Mongodb Aggregation count array/set size

Here's my problem:
Model:
{ application: "abc", date: Time.now, status: "1" user_id: [ id1, id2,
id4] }
{ application: "abc", date: Time.yesterday, status: "1", user_id: [
id1, id3, id5] }
{ application: "abc", date: Time.yesterday-1, status: "1", user_id: [
id1, id3, id5] }
I need to count the unique number of user_ids in a period of time.
Expected result:
{ application: "abc", status: "1", unique_id_count: 5 }
I'm currently using the aggregation framework and counting the ids outside mongodb.
{ $match: { application: "abc" } }, { $unwind: "$users" }, { $group:
{ _id: { status: "$status"},
users: { $addToSet: "$users" } } }
My arrays of users ids are very large, so I have to iterate the dates or I'll get the maximum document limit (16mb).
I could also $group by
{ year: { $year: "$date" }, month: { $month: "$date" }, day: {
$dayOfMonth: "$date" }
but I also get the document size limitation.
Is it possible to count the set size in mongodb?
thanks
The following will return number of uniqueUsers per application. This will apply an group operation to a result of a group operation by using pipeline feature of mongodb.
{ $match: { application: "abc" } },
{ $unwind: "$users" },
{ $group: { _id: "$status", users: { $addToSet: "$users" } } },
{ $unwind:"$users" },
{ $group : {_id : "$_id", count : {$sum : 1} } }
Hopefully this will be done in an easier way in the following releases of mongo by a command which gives the size of an array under a projection. {$project: {id: "$_id", count: {$size: "$uniqueUsers"}}}
https://jira.mongodb.org/browse/SERVER-4899
Cheers
Sorry I'm a little late to the party.
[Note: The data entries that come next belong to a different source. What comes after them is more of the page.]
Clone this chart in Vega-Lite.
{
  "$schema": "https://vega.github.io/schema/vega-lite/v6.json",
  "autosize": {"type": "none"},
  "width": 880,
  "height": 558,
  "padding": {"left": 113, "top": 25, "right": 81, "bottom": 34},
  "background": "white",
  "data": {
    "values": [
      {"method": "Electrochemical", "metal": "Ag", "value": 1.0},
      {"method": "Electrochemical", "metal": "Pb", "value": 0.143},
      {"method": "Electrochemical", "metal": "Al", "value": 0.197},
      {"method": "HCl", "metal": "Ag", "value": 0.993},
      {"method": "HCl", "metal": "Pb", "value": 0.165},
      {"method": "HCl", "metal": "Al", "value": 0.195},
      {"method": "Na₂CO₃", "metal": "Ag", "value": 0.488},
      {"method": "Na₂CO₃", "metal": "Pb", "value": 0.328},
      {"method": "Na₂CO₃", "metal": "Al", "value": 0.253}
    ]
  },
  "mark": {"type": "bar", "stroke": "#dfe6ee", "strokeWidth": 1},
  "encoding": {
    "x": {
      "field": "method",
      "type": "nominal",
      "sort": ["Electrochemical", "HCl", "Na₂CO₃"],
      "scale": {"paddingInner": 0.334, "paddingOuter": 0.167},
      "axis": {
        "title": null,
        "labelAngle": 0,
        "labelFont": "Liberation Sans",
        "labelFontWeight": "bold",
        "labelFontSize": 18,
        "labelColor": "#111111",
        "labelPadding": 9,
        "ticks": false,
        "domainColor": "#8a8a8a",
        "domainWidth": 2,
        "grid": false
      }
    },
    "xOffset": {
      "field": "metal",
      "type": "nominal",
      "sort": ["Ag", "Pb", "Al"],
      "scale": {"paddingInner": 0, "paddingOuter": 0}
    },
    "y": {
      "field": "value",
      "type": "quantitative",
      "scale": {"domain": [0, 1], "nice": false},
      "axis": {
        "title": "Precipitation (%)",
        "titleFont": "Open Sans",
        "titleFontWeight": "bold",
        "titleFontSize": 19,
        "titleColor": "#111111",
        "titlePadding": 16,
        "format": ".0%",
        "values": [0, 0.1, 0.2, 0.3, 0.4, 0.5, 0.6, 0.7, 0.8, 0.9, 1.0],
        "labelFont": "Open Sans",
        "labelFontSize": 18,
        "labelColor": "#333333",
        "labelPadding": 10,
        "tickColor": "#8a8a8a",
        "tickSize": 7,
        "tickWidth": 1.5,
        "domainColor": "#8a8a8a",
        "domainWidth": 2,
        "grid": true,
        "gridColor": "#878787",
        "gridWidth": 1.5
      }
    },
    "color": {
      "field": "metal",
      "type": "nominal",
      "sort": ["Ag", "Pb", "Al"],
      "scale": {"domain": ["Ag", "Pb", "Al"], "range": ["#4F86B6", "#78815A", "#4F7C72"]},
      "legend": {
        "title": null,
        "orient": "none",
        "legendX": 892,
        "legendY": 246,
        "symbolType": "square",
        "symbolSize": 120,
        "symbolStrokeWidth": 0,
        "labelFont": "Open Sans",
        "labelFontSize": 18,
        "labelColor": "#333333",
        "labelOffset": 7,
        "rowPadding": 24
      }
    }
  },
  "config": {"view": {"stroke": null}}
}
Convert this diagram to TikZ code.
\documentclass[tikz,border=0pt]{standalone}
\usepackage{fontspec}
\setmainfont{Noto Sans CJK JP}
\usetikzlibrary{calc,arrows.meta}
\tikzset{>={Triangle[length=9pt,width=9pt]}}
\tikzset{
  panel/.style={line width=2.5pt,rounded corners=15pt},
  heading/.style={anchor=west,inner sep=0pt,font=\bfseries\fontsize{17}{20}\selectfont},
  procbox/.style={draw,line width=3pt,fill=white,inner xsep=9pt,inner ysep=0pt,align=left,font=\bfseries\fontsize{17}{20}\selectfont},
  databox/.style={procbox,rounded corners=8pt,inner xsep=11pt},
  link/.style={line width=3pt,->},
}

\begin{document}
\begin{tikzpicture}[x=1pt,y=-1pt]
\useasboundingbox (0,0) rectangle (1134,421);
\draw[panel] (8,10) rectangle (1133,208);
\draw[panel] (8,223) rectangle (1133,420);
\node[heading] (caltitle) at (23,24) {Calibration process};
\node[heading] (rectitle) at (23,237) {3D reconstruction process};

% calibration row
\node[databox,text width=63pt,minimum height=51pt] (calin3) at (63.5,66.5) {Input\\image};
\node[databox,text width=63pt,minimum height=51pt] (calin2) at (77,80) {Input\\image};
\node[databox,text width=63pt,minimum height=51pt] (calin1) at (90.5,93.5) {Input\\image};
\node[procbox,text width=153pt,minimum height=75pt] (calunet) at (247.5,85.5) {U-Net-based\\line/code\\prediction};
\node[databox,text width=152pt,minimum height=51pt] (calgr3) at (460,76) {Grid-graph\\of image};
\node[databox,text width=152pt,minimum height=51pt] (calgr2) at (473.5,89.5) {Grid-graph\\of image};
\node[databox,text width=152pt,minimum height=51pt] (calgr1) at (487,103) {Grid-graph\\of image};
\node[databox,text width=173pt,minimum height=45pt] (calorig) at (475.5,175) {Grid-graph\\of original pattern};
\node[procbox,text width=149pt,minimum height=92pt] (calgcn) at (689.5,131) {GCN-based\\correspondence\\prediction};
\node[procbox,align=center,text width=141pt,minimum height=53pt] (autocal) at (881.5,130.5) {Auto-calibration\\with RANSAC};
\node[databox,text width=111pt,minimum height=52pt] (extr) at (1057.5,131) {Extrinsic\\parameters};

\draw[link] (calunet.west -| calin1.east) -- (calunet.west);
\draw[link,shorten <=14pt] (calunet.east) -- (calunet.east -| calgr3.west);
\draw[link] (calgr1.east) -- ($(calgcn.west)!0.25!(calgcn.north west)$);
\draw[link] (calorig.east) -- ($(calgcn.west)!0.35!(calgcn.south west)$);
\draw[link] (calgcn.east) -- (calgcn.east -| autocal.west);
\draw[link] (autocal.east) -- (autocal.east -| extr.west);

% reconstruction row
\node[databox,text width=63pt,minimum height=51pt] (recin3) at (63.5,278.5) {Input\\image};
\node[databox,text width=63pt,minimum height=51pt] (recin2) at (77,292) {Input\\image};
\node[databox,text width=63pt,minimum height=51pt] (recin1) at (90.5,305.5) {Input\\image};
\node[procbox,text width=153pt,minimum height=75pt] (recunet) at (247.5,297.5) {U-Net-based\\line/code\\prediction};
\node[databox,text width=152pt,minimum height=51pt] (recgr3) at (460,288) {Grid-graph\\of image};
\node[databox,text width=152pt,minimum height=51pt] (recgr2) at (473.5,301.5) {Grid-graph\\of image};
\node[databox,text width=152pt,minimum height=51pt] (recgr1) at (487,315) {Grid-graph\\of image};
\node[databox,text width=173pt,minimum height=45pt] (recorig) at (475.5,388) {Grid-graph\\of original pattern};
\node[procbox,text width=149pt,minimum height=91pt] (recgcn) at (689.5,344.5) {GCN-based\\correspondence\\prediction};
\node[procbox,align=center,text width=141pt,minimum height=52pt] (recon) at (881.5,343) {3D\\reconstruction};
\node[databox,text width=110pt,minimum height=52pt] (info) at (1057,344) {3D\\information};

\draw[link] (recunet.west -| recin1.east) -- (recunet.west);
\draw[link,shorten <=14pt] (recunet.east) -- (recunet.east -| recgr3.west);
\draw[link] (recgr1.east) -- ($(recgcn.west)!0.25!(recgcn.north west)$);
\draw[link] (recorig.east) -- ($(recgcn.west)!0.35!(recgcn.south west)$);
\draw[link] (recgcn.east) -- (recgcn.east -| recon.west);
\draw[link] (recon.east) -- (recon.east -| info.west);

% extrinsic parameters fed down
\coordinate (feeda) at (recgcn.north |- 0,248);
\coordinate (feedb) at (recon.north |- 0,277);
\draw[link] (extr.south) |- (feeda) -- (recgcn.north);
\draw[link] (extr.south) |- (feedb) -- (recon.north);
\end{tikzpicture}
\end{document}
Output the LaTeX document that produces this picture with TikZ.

Simply grouping on the 'user_id' and counting the result with a trivial group works just fine and doesn't run into doc size limits.
[
{$match: {application: 'abc', date: {$gte: startDate, $lte: endDate}}},
{$unwind: '$user_id'},
{$group: {_id: '$user_id'}},
{$group: {_id: 'singleton', count: {$sum: 1}}}
];
Use $size to get the size of set.
[
{
$match: {"application": "abc"}
},
{
$unwind: "$user_id"
},
{
$group: {
"_id": "$status",
"application": "$application",
"unique_user_id": {$addToSet: "$user_id"}
}
},
{
$project:{
"_id": "$_id",
"application": "$application",
"count": {$size: "$unique_user_id"}
}
}
]